▶ [GIVEN DATA]
+++++
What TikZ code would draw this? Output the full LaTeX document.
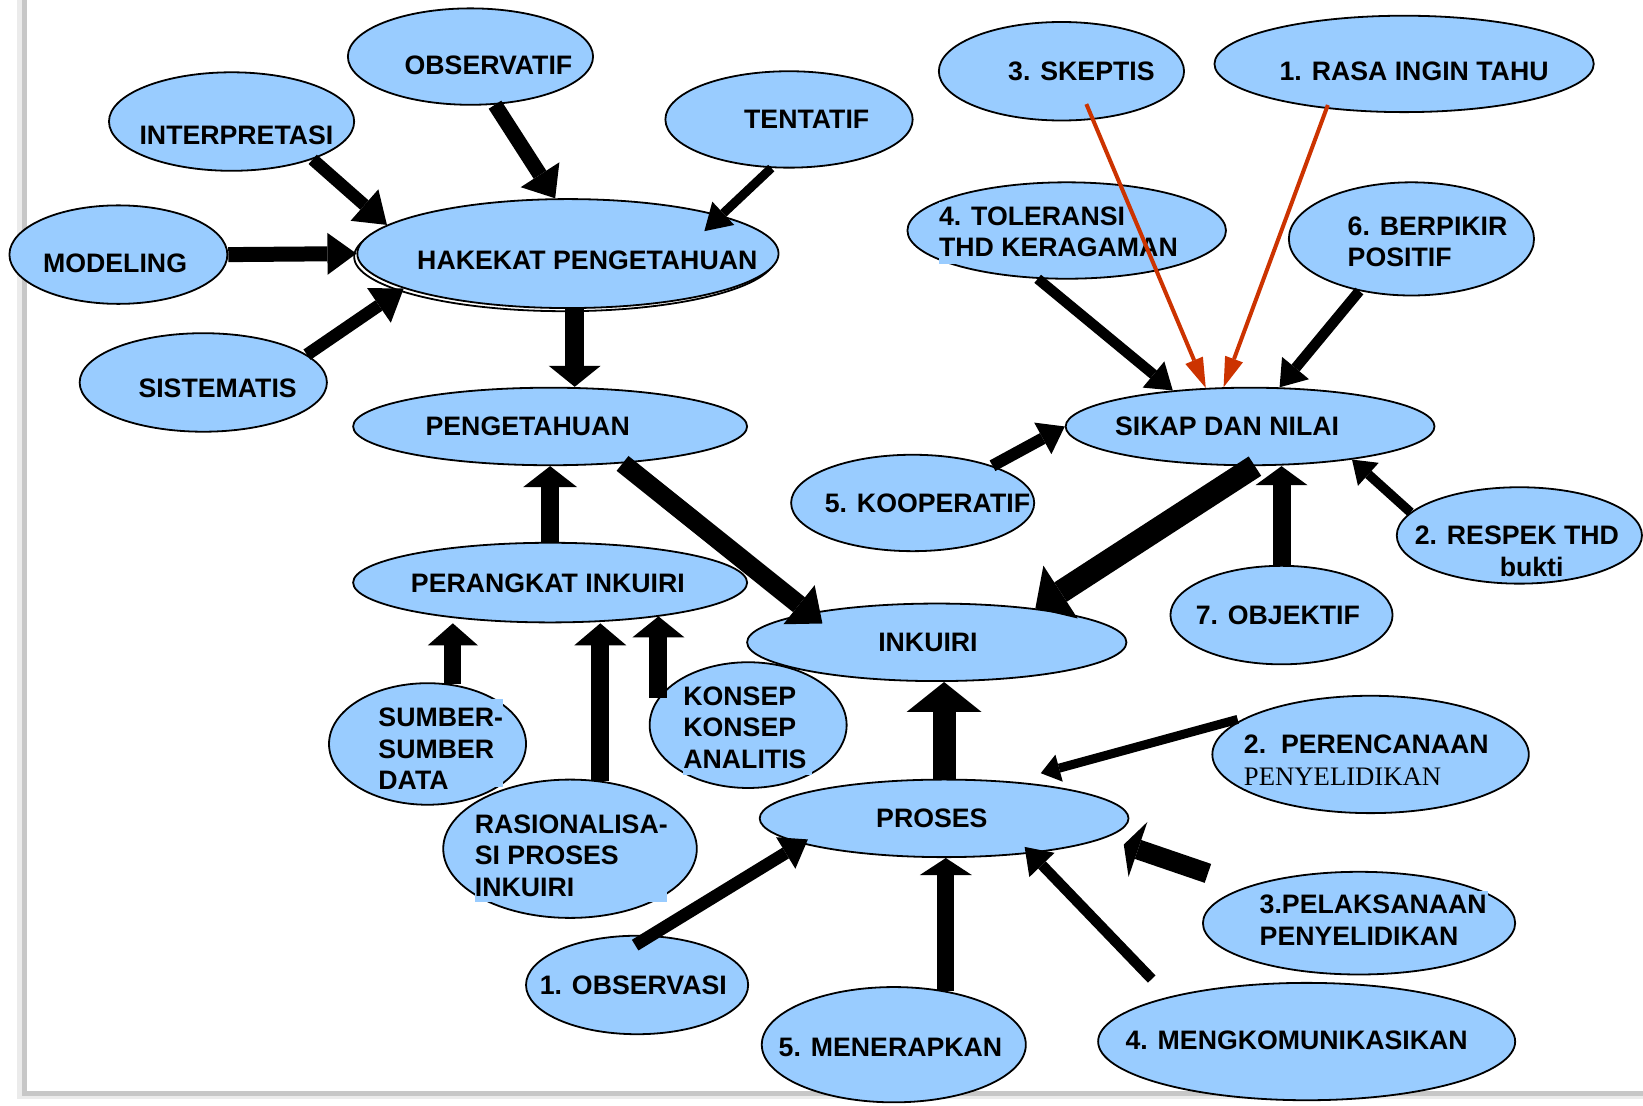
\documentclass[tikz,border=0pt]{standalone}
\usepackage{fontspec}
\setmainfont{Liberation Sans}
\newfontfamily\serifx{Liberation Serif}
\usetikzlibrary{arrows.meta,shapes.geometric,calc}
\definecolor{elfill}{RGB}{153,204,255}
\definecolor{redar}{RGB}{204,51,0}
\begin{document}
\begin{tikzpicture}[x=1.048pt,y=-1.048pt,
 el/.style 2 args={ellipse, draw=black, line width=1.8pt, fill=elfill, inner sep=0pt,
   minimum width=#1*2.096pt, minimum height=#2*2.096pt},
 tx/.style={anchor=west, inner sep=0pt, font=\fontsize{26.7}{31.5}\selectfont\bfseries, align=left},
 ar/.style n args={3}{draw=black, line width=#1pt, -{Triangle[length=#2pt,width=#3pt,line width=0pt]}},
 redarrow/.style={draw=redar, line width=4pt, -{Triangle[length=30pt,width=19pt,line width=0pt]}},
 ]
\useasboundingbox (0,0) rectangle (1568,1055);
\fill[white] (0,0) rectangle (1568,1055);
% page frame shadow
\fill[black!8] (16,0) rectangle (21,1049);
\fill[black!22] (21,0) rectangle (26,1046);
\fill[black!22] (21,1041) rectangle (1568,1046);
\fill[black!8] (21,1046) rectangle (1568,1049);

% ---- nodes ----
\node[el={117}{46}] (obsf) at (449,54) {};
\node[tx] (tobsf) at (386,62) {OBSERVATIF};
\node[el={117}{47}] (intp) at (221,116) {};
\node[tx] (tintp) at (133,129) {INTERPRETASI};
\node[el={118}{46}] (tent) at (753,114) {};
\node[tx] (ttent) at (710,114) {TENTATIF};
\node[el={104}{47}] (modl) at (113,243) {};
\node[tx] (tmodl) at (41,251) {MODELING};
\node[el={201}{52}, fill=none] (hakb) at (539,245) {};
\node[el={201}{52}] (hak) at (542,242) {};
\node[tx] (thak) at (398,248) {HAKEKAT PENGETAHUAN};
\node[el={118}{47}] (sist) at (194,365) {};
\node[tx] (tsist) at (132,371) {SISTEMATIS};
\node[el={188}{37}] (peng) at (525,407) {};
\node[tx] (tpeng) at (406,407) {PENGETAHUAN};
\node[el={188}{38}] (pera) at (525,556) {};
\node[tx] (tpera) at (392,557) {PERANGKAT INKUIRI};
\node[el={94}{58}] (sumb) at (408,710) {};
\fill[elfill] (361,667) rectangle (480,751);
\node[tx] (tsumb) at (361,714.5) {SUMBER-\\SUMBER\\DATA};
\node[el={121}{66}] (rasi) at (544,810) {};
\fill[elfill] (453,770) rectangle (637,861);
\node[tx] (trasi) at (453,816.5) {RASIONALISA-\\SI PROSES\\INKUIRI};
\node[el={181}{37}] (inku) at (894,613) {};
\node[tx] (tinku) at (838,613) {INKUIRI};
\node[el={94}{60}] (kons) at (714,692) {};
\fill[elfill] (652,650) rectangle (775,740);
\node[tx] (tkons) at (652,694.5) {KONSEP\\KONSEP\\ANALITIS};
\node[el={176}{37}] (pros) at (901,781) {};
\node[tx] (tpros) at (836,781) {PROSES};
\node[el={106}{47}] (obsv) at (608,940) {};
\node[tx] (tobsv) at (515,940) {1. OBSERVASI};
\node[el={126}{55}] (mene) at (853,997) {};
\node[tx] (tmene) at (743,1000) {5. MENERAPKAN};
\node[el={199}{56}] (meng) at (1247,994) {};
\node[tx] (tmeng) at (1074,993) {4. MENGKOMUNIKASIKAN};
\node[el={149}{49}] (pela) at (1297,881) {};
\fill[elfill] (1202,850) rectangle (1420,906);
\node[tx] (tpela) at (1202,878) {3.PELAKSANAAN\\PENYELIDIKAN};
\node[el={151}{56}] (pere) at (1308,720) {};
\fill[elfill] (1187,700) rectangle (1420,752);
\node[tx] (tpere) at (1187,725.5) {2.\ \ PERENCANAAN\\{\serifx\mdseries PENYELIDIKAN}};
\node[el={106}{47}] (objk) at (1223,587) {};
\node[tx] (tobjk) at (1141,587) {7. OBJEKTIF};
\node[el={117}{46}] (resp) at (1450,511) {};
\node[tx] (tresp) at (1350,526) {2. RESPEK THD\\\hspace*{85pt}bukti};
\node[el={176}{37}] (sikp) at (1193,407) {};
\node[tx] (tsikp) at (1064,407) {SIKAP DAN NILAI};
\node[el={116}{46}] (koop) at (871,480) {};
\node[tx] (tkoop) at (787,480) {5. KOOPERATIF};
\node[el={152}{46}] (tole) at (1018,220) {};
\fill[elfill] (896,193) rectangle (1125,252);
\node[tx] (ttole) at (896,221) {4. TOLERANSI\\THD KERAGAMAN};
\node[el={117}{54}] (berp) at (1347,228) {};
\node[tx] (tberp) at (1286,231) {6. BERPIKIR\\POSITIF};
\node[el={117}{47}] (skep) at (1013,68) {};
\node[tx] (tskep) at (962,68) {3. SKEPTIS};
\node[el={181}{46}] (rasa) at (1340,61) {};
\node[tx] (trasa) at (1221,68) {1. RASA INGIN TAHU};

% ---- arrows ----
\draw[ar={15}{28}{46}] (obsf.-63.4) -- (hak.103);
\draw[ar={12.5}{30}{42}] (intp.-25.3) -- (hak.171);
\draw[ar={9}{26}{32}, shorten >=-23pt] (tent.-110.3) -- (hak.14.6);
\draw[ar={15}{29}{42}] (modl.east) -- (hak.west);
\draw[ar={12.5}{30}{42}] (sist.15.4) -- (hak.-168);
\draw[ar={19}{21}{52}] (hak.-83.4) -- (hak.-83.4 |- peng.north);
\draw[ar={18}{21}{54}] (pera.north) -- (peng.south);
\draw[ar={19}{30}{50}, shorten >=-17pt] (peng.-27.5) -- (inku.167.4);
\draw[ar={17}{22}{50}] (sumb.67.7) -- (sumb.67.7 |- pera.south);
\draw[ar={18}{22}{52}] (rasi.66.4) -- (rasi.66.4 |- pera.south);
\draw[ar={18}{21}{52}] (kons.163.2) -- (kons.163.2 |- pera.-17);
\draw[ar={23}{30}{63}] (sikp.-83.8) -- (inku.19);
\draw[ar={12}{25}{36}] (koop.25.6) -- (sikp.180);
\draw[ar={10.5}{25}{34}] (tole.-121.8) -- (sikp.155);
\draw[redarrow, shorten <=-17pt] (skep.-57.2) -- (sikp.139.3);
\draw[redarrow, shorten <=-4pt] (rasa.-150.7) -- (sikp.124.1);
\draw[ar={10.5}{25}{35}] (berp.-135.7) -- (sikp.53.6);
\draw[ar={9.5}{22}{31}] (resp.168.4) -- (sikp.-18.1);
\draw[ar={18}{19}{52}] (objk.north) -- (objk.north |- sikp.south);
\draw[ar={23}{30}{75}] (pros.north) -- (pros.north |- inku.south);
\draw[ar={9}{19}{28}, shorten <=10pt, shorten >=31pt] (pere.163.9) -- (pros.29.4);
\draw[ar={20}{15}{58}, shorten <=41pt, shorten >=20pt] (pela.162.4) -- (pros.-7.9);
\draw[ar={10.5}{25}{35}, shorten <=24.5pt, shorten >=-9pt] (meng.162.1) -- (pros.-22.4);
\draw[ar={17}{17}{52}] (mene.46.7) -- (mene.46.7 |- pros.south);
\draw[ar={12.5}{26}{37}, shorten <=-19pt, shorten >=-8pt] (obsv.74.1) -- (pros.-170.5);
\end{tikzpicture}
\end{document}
+++++
▶ [EXERCISE TASK] Reproduce the material in its entirety and word for word, without the pictures.

▶ [COMPLETE RESPONSE]
What TikZ code would draw this? Output the full LaTeX document.
\documentclass[tikz,border=0pt]{standalone}
\usepackage{fontspec}
\setmainfont{Liberation Sans}
\newfontfamily\serifx{Liberation Serif}
\usetikzlibrary{arrows.meta,shapes.geometric,calc}
\definecolor{elfill}{RGB}{153,204,255}
\definecolor{redar}{RGB}{204,51,0}
\begin{document}
\begin{tikzpicture}[x=1.048pt,y=-1.048pt,
 el/.style 2 args={ellipse, draw=black, line width=1.8pt, fill=elfill, inner sep=0pt,
   minimum width=#1*2.096pt, minimum height=#2*2.096pt},
 tx/.style={anchor=west, inner sep=0pt, font=\fontsize{26.7}{31.5}\selectfont\bfseries, align=left},
 ar/.style n args={3}{draw=black, line width=#1pt, -{Triangle[length=#2pt,width=#3pt,line width=0pt]}},
 redarrow/.style={draw=redar, line width=4pt, -{Triangle[length=30pt,width=19pt,line width=0pt]}},
 ]
\useasboundingbox (0,0) rectangle (1568,1055);
\fill[white] (0,0) rectangle (1568,1055);
% page frame shadow
\fill[black!8] (16,0) rectangle (21,1049);
\fill[black!22] (21,0) rectangle (26,1046);
\fill[black!22] (21,1041) rectangle (1568,1046);
\fill[black!8] (21,1046) rectangle (1568,1049);

% ---- nodes ----
\node[el={117}{46}] (obsf) at (449,54) {};
\node[tx] (tobsf) at (386,62) {OBSERVATIF};
\node[el={117}{47}] (intp) at (221,116) {};
\node[tx] (tintp) at (133,129) {INTERPRETASI};
\node[el={118}{46}] (tent) at (753,114) {};
\node[tx] (ttent) at (710,114) {TENTATIF};
\node[el={104}{47}] (modl) at (113,243) {};
\node[tx] (tmodl) at (41,251) {MODELING};
\node[el={201}{52}, fill=none] (hakb) at (539,245) {};
\node[el={201}{52}] (hak) at (542,242) {};
\node[tx] (thak) at (398,248) {HAKEKAT PENGETAHUAN};
\node[el={118}{47}] (sist) at (194,365) {};
\node[tx] (tsist) at (132,371) {SISTEMATIS};
\node[el={188}{37}] (peng) at (525,407) {};
\node[tx] (tpeng) at (406,407) {PENGETAHUAN};
\node[el={188}{38}] (pera) at (525,556) {};
\node[tx] (tpera) at (392,557) {PERANGKAT INKUIRI};
\node[el={94}{58}] (sumb) at (408,710) {};
\fill[elfill] (361,667) rectangle (480,751);
\node[tx] (tsumb) at (361,714.5) {SUMBER-\\SUMBER\\DATA};
\node[el={121}{66}] (rasi) at (544,810) {};
\fill[elfill] (453,770) rectangle (637,861);
\node[tx] (trasi) at (453,816.5) {RASIONALISA-\\SI PROSES\\INKUIRI};
\node[el={181}{37}] (inku) at (894,613) {};
\node[tx] (tinku) at (838,613) {INKUIRI};
\node[el={94}{60}] (kons) at (714,692) {};
\fill[elfill] (652,650) rectangle (775,740);
\node[tx] (tkons) at (652,694.5) {KONSEP\\KONSEP\\ANALITIS};
\node[el={176}{37}] (pros) at (901,781) {};
\node[tx] (tpros) at (836,781) {PROSES};
\node[el={106}{47}] (obsv) at (608,940) {};
\node[tx] (tobsv) at (515,940) {1. OBSERVASI};
\node[el={126}{55}] (mene) at (853,997) {};
\node[tx] (tmene) at (743,1000) {5. MENERAPKAN};
\node[el={199}{56}] (meng) at (1247,994) {};
\node[tx] (tmeng) at (1074,993) {4. MENGKOMUNIKASIKAN};
\node[el={149}{49}] (pela) at (1297,881) {};
\fill[elfill] (1202,850) rectangle (1420,906);
\node[tx] (tpela) at (1202,878) {3.PELAKSANAAN\\PENYELIDIKAN};
\node[el={151}{56}] (pere) at (1308,720) {};
\fill[elfill] (1187,700) rectangle (1420,752);
\node[tx] (tpere) at (1187,725.5) {2.\ \ PERENCANAAN\\{\serifx\mdseries PENYELIDIKAN}};
\node[el={106}{47}] (objk) at (1223,587) {};
\node[tx] (tobjk) at (1141,587) {7. OBJEKTIF};
\node[el={117}{46}] (resp) at (1450,511) {};
\node[tx] (tresp) at (1350,526) {2. RESPEK THD\\\hspace*{85pt}bukti};
\node[el={176}{37}] (sikp) at (1193,407) {};
\node[tx] (tsikp) at (1064,407) {SIKAP DAN NILAI};
\node[el={116}{46}] (koop) at (871,480) {};
\node[tx] (tkoop) at (787,480) {5. KOOPERATIF};
\node[el={152}{46}] (tole) at (1018,220) {};
\fill[elfill] (896,193) rectangle (1125,252);
\node[tx] (ttole) at (896,221) {4. TOLERANSI\\THD KERAGAMAN};
\node[el={117}{54}] (berp) at (1347,228) {};
\node[tx] (tberp) at (1286,231) {6. BERPIKIR\\POSITIF};
\node[el={117}{47}] (skep) at (1013,68) {};
\node[tx] (tskep) at (962,68) {3. SKEPTIS};
\node[el={181}{46}] (rasa) at (1340,61) {};
\node[tx] (trasa) at (1221,68) {1. RASA INGIN TAHU};

% ---- arrows ----
\draw[ar={15}{28}{46}] (obsf.-63.4) -- (hak.103);
\draw[ar={12.5}{30}{42}] (intp.-25.3) -- (hak.171);
\draw[ar={9}{26}{32}, shorten >=-23pt] (tent.-110.3) -- (hak.14.6);
\draw[ar={15}{29}{42}] (modl.east) -- (hak.west);
\draw[ar={12.5}{30}{42}] (sist.15.4) -- (hak.-168);
\draw[ar={19}{21}{52}] (hak.-83.4) -- (hak.-83.4 |- peng.north);
\draw[ar={18}{21}{54}] (pera.north) -- (peng.south);
\draw[ar={19}{30}{50}, shorten >=-17pt] (peng.-27.5) -- (inku.167.4);
\draw[ar={17}{22}{50}] (sumb.67.7) -- (sumb.67.7 |- pera.south);
\draw[ar={18}{22}{52}] (rasi.66.4) -- (rasi.66.4 |- pera.south);
\draw[ar={18}{21}{52}] (kons.163.2) -- (kons.163.2 |- pera.-17);
\draw[ar={23}{30}{63}] (sikp.-83.8) -- (inku.19);
\draw[ar={12}{25}{36}] (koop.25.6) -- (sikp.180);
\draw[ar={10.5}{25}{34}] (tole.-121.8) -- (sikp.155);
\draw[redarrow, shorten <=-17pt] (skep.-57.2) -- (sikp.139.3);
\draw[redarrow, shorten <=-4pt] (rasa.-150.7) -- (sikp.124.1);
\draw[ar={10.5}{25}{35}] (berp.-135.7) -- (sikp.53.6);
\draw[ar={9.5}{22}{31}] (resp.168.4) -- (sikp.-18.1);
\draw[ar={18}{19}{52}] (objk.north) -- (objk.north |- sikp.south);
\draw[ar={23}{30}{75}] (pros.north) -- (pros.north |- inku.south);
\draw[ar={9}{19}{28}, shorten <=10pt, shorten >=31pt] (pere.163.9) -- (pros.29.4);
\draw[ar={20}{15}{58}, shorten <=41pt, shorten >=20pt] (pela.162.4) -- (pros.-7.9);
\draw[ar={10.5}{25}{35}, shorten <=24.5pt, shorten >=-9pt] (meng.162.1) -- (pros.-22.4);
\draw[ar={17}{17}{52}] (mene.46.7) -- (mene.46.7 |- pros.south);
\draw[ar={12.5}{26}{37}, shorten <=-19pt, shorten >=-8pt] (obsv.74.1) -- (pros.-170.5);
\end{tikzpicture}
\end{document}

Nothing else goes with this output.